The story I chose is “The New Face of Hunger,” published originally in the August 2014 issue of National Geographic magazine, but I found the story published on their website. I think the story as Tracie McMillan reported it needed the magazine’s format for the space to give all the vivid details she did. Boiling this story down to the quick facts with short, interspersed quotes wouldn’t have the same impact that McMillan’s full piece does.

“The New Face of Hunger” is both a live-in and news feature. The story opens with Christina Dreier, a woman in Mitchell County, Iowa, sending her son to school without breakfast and follows her journey to feed herself and her son while augmenting Dreier’s personal story with the state of the country. So even though, the reader learns what Dreier’s life is like in very personal detail, there are also news elements throughout the larger story. McMillan transitions flawlessly from the microscopic detail with Dreier’s — and later other families’ — experiences to the large zoomed-out view of the state of the country and the magnitude of how many families just like Dreier’s are struggling with the same thing.

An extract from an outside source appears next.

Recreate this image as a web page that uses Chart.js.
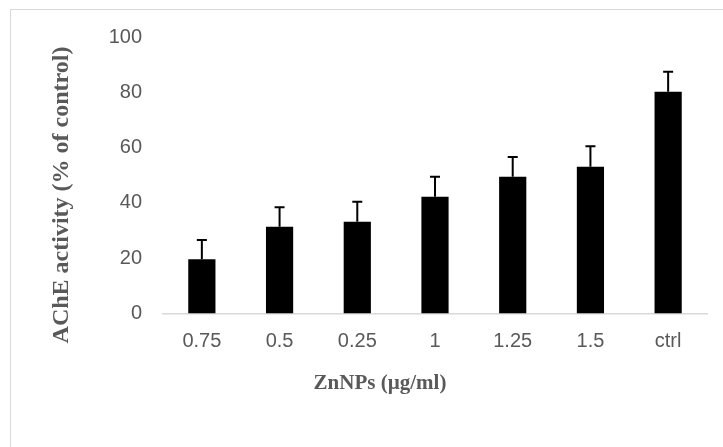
<!DOCTYPE html>
<html lang="en">
<head>
    <meta charset="UTF-8">
    <title>AChE activity vs ZnNPs</title>
    <script src="https://cdn.jsdelivr.net/npm/chart.js"></script>
    <style>
        html, body { margin: 0; padding: 0; background: #fff; }
        #wrap { position: relative; width: 723px; height: 447px; }
        #frame { position: absolute; left: 10px; top: 9px; right: -5px; bottom: -5px;
                 border-left: 1px solid #d9d9d9; border-top: 1px solid #d9d9d9; }
    </style>
</head>
<body>
    <div id="wrap">
        <div id="frame"></div>
        <canvas id="acheChart" width="723" height="447"></canvas>
    </div>
    <script>
        const doses = ['0.75', '0.5', '0.25', '1', '1.25', '1.5', 'ctrl'];
        const activity = [19.6, 31.4, 33.2, 42.2, 49.5, 53.1, 80.2];
        const errors = [7, 7, 7.2, 7.3, 7.1, 7.4, 7.2];
        const yTicks = [0, 20, 40, 60, 80, 100];

        const grey = '#595959';

        // upper error bars + axis titles
        const extras = {
            id: 'extras',
            afterDatasetsDraw(chart) {
                const ctx = chart.ctx;
                const x = chart.scales.x, y = chart.scales.y;
                ctx.save();
                ctx.strokeStyle = '#000';
                ctx.lineWidth = 2;
                activity.forEach((v, i) => {
                    const px = x.getPixelForValue(i);
                    const top = y.getPixelForValue(v + errors[i]);
                    ctx.beginPath();
                    ctx.moveTo(px, y.getPixelForValue(v));
                    ctx.lineTo(px, top);
                    ctx.moveTo(px - 5, top);
                    ctx.lineTo(px + 5, top);
                    ctx.stroke();
                });
                ctx.restore();
            },
            afterDraw(chart) {
                const ctx = chart.ctx;
                ctx.save();
                ctx.fillStyle = grey;
                ctx.textAlign = 'center';
                ctx.textBaseline = 'middle';
                ctx.font = 'bold 21px "Liberation Serif", "Times New Roman", serif';
                ctx.fillText('ZnNPs (µg/ml)', 380, 384);
                ctx.font = 'bold 24px "Liberation Serif", "Times New Roman", serif';
                ctx.translate(62, 195);
                ctx.rotate(-Math.PI / 2);
                ctx.fillText('AChE activity (% of control)', 0, 0);
                ctx.restore();
            }
        };

        new Chart(document.getElementById('acheChart'), {
            type: 'bar',
            data: {
                labels: doses,
                datasets: [{
                    data: activity,
                    backgroundColor: '#000',
                    borderWidth: 0,
                    barPercentage: 0.35,
                    categoryPercentage: 1
                }]
            },
            options: {
                responsive: false,
                animation: false,
                layout: { padding: { top: 37, right: 16, bottom: 0, left: 0 } },
                plugins: { legend: { display: false }, tooltip: { enabled: false } },
                scales: {
                    x: {
                        grid: { display: false, drawTicks: false },
                        border: { color: '#d9d9d9', width: 1.5 },
                        ticks: { color: grey, padding: 16, font: { family: '"Liberation Sans", Arial', size: 20 } },
                        afterFit(s) { s.height = 447 - 313.5; }
                    },
                    y: {
                        min: 0,
                        max: 100,
                        afterBuildTicks(s) { s.ticks = yTicks.map(v => ({ value: v })); },
                        grid: { display: false, drawTicks: false },
                        border: { display: false },
                        ticks: { color: grey, padding: 21, font: { family: '"Liberation Sans", Arial', size: 20 } },
                        afterFit(s) { s.width = 163; }
                    }
                }
            },
            plugins: [extras]
        });
    </script>
</body>
</html>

The lead for this story is an anecdotal, descriptive lead. As I mentioned earlier, the story opens with a Dreier making the tough decision to send her son to school without food. The morning is pronounced as “gold-gray,” and Dreier’s son is described as “barrel-chested and stubborn.” McMillan’s writing transports you to that morning with Dreier’s difficult decision clouding her morning. While the subject matter is already heart-breaking, the great writing grabs the reader’s attention to ensure they can’t look away.

There is descriptive writing throughout the story. There are events when Dreier or other mothers interviewed in the story are marking difficult decisions, and McMillan doesn’t need to lay out long quotes in order to explain their thoughts. Finally, the story concludes with a final anecdote about how Dreier views her family’s food situation and whether they are truly hungry. After describing all of the “dicey” moments Dreier maneuvers, McMillan is able to write:

What she has, Christina says, is a kitchen with nearly enough food most of the time. It’s just those dicey moments, after a new bill arrives or she needs gas to drive the kids to town, that make it hard. “We’re not starved around here,” she says one morning as she mixes up powdered milk for her daughter. “But some days, we do go a little hungry.”

At the end of the article, McMillan has shown this “new face of hunger.” Earlier in the article, a sociologist explains what hunger looks like in the present-day: “This is not your grandmother’s hunger.” Using these descriptive quotes and great writing, McMillan’s reporting comes full circle as she shows the new face of hunger without bopping the reader over the head with it. This for me is the circle kicker. The ending is full circle returning to the woman McMillan introduces the reader to at the beginning of the article. Unfortunately, there isn’t a solution to this problem just yet.

I think the most effective aspect of this feature story is the people McMillan chose to interview. Their words and how McMillan arranged them within the facts and statistics of the story are the epitome of showing, not telling for me. Reading a statistic like one-sixth of Americans don’t have enough food to eat is upsetting, but first, my mind goes to, “OK, what percentage is one-sixth again?” Numbers can distract; whereas, parents eating whatever scraps their children leave behind? A devastating detail that pushes home the reality of what one-sixth truly means.

The only thing that could have been done better is a redesign of the landing page and programming of the web page. The story is from about six years ago, so I think either National Geographic hasn’t maintained it as they would a more recent story or switched content management systems. There was a trove of photographs meant to accompany the article that didn’t load or were difficult to access. I would have loved to see the people that McMillan took great lengths to portray accurately, but again, I don’t think that would be something McMillan or the photographers really had control over.